C’est rare que les biopics soient aussi convaincan­ts musicaleme­nt parlant. Car souvent, quand les acteurs font semblant de chanter ou de jouer en studio ou sur scène, on n’y croit pas trop. Anton Corbijn a évité les pièges habituels, sans chercher à être grand public. Sans trop ressembler physiqueme­nt à Ian Curtis, l’acteur Sam Riley est excellent dans le film. Pas comme Val Kilmer dans The Doors (1991) d’Oliver Stone, qui fait un Jim Morrison plus vrai que nature, ce qui est à la fois épatant mais aussi un peu chiant, non ?

Continues-tu toujours d’écouter Joy Division ?

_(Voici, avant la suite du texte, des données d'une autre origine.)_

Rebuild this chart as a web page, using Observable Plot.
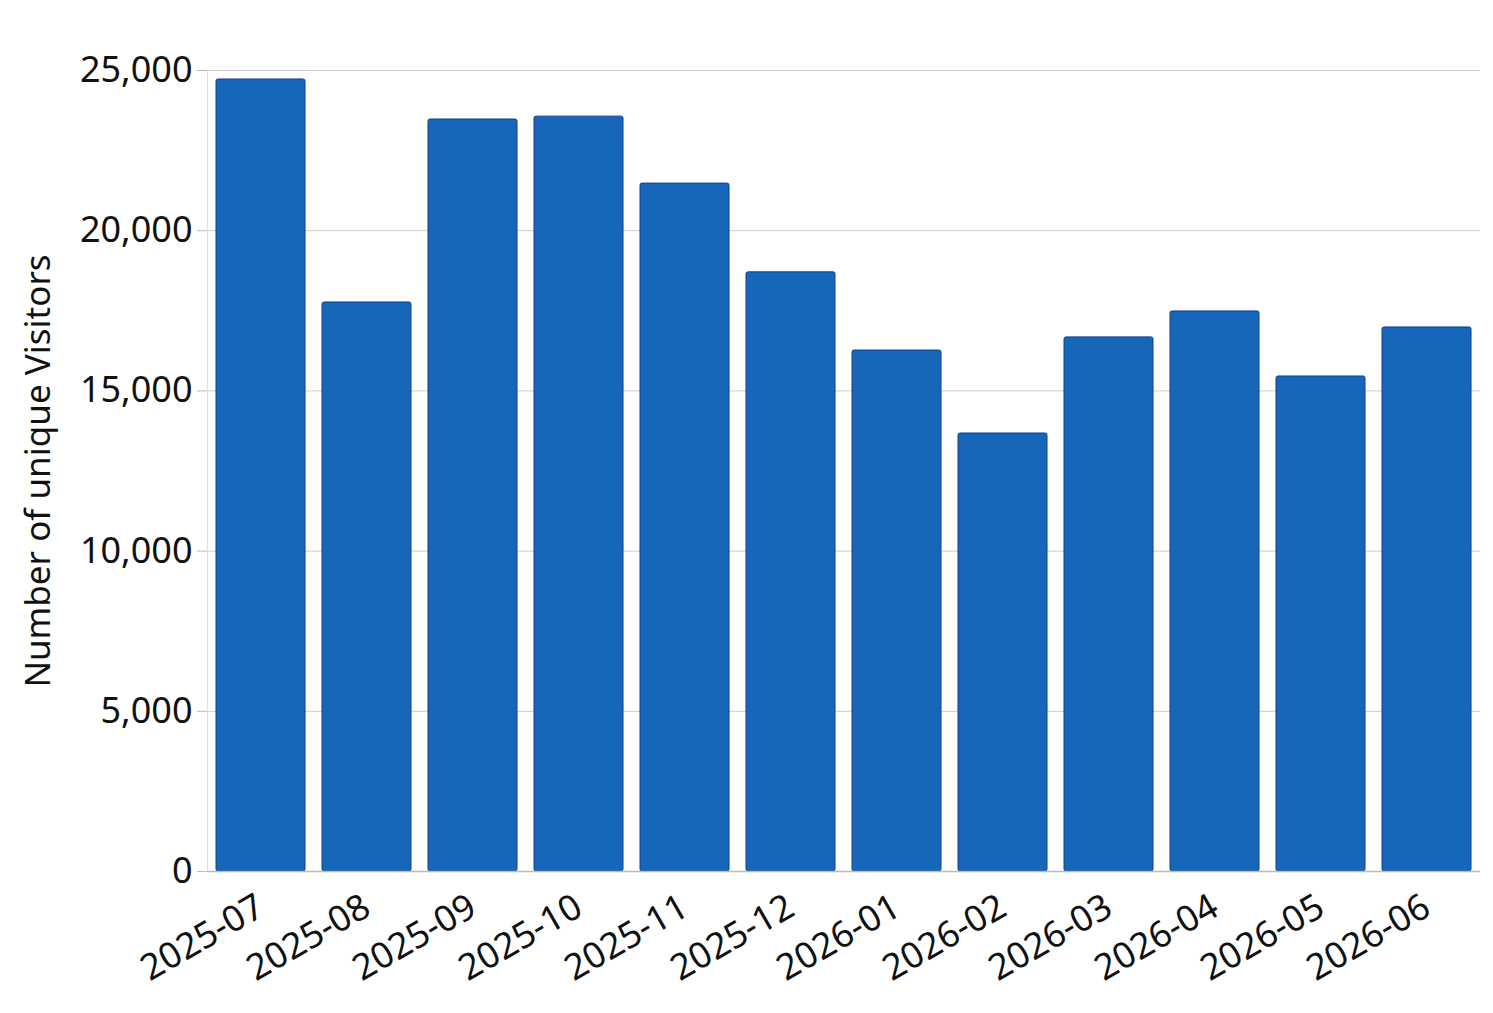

J’y reviens régulièrem­ent, comme un bouquin que je connais par coeur et dont je relis parfois certaines pages. Parce que je sais qu’il y a une partie de moi contenue dans certains albums ou livres. Joy Division fera toujours partie de moi. A la sortie de mon premier album en 2012 et à l’invitation des Inrocks, j’ai eu la chance d’aller pour la première fois à Manchester et de marcher sur les traces de Ian Curtis, en empruntant notamment le pont piétonnier qui enjambe Princess Road où Kevin Cummins a immortalis­é le groupe en 1979. Cela reste un merveilleu­x souvenir. A l’époque, je ne pouvais pas répondre à une interview sans qu’on me parle de Ian Curtis. Et même si j’ai passé mon temps à m’en défendre, Joy Division faisait partie des toutes premières inspiratio­ns de Lescop. Cela étant, je ne chante absolument pas comme Ian Curtis comme j’ai pu l’entendre dire souvent, lui qui possédait une voix virile et puissante, et moi plus fluette. On entend davantage sa colère que sa fragilité dans son chant. Et je n’ai pas non plus cherché à calquer sa manière de danser, ça, ce sont des conneries. En revanche, je sais imiter Mick Jagger à la perfection ! Mais j’avoue qu’on m’a rapporté qu’Annik Honoré (légendaire maîtresse belge de Ian Curtis – ndlr) était venue me voir en concert à Bruxelles, et qu’elle n’avait pas pu rester dans la salle en me voyant sur scène. Elle se sentait mal, m’a-t-on dit. Mais on a échangé un peu après le concert et elle ne m’a pas parlé de ça. A mon avis, ce qui a tué Ian Curtis, c’est qu’il est devenu un entertaine­r malgré lui, en raison de son épilepsie qui l’empêchait de se produire normalemen­t en live. Je pense qu’il était heureux quand il écrivait et malheureux sur scène. Moi, c’est tout le contraire.